▶ DIRECTIONS
Your answer should consist only of the lines below from the one with "Output the component" through the one with "Chart.register(...registerables);", copied exactly.

== MATERIAL PROVIDED

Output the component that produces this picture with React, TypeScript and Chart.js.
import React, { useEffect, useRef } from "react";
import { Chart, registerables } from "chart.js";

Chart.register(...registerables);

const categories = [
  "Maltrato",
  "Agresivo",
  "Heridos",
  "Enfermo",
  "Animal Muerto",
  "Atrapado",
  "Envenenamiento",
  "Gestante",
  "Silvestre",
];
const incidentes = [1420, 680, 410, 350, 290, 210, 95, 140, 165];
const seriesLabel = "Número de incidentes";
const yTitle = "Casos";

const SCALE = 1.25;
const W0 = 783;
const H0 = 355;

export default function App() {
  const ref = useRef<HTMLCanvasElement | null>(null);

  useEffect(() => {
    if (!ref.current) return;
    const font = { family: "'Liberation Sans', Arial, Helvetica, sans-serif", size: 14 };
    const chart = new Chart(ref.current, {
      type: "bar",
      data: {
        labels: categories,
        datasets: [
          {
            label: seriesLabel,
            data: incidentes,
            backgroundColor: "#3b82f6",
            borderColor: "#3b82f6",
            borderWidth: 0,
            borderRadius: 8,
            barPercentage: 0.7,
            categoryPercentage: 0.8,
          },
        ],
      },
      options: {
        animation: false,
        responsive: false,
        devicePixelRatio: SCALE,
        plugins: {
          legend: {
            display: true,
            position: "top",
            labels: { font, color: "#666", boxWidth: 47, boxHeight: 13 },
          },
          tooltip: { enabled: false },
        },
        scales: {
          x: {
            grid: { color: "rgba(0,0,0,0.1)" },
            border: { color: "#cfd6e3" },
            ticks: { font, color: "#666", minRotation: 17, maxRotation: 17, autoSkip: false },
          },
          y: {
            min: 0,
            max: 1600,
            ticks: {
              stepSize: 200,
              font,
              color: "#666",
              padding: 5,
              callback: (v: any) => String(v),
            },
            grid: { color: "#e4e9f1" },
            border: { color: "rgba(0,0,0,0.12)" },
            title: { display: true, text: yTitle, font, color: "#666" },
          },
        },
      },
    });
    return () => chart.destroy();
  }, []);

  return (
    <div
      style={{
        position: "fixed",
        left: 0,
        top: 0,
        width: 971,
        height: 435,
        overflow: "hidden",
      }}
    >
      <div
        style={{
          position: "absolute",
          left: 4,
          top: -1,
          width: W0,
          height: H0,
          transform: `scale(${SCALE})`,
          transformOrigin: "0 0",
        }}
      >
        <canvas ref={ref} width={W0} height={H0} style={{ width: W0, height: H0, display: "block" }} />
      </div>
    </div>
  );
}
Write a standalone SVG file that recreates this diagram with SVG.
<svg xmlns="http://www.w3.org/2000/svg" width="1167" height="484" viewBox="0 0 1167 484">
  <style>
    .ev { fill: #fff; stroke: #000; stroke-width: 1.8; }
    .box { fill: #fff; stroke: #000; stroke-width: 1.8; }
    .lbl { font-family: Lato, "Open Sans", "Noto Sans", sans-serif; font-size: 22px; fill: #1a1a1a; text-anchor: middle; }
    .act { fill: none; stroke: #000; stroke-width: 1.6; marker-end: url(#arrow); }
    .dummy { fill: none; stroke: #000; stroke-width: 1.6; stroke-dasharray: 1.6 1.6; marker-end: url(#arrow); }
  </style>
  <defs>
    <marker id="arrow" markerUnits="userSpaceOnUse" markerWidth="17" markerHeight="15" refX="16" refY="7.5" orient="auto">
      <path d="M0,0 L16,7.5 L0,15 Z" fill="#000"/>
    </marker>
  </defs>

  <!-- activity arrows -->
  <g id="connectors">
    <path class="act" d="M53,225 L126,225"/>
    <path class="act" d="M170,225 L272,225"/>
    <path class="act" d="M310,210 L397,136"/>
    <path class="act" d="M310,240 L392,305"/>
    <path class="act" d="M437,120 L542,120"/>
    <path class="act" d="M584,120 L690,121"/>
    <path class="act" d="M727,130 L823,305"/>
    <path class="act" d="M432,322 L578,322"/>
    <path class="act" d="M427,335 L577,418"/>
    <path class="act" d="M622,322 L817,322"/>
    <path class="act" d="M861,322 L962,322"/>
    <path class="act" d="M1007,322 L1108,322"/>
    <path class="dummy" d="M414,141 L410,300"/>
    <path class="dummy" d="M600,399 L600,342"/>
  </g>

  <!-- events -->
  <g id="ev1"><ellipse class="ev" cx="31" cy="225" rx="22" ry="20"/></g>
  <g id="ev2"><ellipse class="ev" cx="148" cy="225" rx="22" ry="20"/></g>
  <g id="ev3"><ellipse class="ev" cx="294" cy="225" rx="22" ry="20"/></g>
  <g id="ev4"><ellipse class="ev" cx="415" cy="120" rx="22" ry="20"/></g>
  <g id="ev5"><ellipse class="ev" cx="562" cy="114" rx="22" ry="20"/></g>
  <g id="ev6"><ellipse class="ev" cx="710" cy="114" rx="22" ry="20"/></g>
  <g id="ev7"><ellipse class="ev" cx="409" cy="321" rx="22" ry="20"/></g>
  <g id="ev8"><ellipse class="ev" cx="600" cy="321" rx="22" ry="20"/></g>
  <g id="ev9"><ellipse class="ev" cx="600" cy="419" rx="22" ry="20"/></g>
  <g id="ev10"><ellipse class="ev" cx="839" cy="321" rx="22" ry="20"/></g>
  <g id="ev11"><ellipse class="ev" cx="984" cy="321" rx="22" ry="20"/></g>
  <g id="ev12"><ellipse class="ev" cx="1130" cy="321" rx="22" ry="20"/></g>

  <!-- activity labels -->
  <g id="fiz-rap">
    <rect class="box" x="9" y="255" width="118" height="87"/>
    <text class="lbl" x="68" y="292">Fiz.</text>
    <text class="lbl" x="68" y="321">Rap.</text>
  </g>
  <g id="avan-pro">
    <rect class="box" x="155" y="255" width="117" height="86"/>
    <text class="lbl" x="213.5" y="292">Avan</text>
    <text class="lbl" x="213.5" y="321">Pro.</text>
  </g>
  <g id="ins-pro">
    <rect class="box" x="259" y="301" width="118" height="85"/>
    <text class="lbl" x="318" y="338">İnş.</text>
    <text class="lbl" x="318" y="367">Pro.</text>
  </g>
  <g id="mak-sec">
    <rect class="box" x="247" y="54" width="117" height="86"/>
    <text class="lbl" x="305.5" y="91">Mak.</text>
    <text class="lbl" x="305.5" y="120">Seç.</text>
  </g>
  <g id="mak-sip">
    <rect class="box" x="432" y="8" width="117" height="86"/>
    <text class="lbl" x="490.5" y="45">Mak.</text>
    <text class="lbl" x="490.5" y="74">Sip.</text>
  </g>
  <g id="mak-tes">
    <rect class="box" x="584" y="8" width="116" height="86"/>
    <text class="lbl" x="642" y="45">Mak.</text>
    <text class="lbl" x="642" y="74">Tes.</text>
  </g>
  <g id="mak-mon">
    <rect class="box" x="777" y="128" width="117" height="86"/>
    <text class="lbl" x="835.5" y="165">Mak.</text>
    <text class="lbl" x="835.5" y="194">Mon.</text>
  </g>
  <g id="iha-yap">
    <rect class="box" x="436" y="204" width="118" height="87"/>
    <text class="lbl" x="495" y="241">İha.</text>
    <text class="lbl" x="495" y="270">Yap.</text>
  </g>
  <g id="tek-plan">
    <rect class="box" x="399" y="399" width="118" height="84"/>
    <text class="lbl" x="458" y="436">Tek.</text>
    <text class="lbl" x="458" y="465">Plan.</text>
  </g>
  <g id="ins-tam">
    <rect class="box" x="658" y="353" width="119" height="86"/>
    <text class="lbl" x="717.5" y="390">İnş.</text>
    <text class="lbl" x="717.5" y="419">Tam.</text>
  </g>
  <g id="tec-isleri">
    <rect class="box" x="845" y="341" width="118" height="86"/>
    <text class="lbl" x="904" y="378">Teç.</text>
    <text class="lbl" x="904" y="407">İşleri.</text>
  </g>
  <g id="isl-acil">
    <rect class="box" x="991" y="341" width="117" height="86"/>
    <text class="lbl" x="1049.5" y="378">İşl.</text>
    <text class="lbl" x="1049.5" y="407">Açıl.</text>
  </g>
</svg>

====
== MATERIAL PROVIDED

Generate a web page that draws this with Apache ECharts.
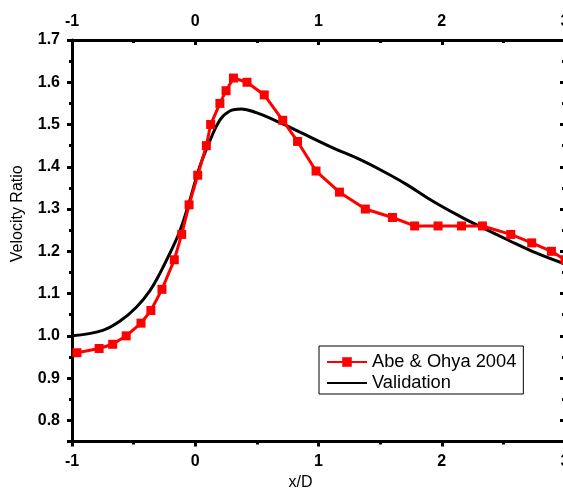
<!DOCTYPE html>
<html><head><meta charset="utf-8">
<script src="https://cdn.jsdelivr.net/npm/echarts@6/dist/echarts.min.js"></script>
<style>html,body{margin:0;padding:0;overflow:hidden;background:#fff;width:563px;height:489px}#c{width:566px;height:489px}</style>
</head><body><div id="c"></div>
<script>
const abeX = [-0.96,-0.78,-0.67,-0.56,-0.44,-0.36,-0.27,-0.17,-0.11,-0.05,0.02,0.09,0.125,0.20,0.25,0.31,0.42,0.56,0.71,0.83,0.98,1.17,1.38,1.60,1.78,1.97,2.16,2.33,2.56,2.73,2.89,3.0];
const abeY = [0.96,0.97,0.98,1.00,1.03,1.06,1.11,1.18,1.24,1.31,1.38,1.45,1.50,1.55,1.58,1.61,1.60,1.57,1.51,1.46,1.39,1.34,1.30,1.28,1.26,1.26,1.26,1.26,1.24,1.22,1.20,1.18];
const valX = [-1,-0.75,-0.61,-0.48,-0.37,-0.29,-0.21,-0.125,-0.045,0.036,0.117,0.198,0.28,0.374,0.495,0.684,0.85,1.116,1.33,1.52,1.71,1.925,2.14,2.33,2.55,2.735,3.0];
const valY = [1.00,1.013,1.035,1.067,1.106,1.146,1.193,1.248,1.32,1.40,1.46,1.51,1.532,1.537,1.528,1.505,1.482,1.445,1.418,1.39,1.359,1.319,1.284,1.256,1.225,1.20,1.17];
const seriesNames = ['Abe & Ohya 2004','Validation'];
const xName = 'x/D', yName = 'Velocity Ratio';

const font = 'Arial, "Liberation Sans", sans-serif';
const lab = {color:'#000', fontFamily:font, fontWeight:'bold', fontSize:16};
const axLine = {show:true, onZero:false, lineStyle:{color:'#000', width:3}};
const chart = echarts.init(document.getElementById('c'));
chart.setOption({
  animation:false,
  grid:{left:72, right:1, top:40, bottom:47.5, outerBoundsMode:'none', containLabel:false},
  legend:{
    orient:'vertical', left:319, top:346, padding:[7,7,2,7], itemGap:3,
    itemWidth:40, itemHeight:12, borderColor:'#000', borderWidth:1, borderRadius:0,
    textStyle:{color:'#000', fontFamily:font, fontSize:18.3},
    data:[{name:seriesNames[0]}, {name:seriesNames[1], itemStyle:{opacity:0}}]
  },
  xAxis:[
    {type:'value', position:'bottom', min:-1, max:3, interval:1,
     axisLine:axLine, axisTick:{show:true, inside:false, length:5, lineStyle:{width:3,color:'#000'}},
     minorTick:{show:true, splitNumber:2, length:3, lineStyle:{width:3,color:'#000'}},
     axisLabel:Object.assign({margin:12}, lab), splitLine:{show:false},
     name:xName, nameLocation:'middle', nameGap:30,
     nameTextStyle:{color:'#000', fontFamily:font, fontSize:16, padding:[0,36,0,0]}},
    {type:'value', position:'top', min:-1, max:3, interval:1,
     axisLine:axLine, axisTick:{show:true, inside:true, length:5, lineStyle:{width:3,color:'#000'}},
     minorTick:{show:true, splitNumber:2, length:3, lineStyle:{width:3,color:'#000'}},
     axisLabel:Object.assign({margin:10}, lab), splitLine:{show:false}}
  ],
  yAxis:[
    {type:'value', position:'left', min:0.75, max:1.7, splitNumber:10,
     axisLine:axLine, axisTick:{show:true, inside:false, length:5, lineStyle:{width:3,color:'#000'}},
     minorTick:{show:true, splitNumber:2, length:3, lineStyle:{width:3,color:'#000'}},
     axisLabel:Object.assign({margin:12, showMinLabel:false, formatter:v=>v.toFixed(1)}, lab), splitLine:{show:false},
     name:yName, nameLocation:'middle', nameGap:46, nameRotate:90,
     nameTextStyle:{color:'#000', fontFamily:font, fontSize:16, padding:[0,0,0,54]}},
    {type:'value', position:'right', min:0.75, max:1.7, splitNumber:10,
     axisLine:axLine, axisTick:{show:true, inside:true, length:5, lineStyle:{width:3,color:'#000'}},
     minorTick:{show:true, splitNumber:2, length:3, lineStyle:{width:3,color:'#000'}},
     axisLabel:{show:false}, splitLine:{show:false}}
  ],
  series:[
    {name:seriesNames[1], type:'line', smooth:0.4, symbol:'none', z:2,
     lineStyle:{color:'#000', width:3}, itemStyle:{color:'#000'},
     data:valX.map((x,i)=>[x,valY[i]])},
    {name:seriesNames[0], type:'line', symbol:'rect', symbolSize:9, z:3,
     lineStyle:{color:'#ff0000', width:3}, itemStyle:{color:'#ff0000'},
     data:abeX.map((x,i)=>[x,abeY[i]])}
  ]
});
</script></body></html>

====

▶ IN RESPONSE
Output the component that produces this picture with React, TypeScript and Chart.js.
import React, { useEffect, useRef } from "react";
import { Chart, registerables } from "chart.js";

Chart.register(...registerables);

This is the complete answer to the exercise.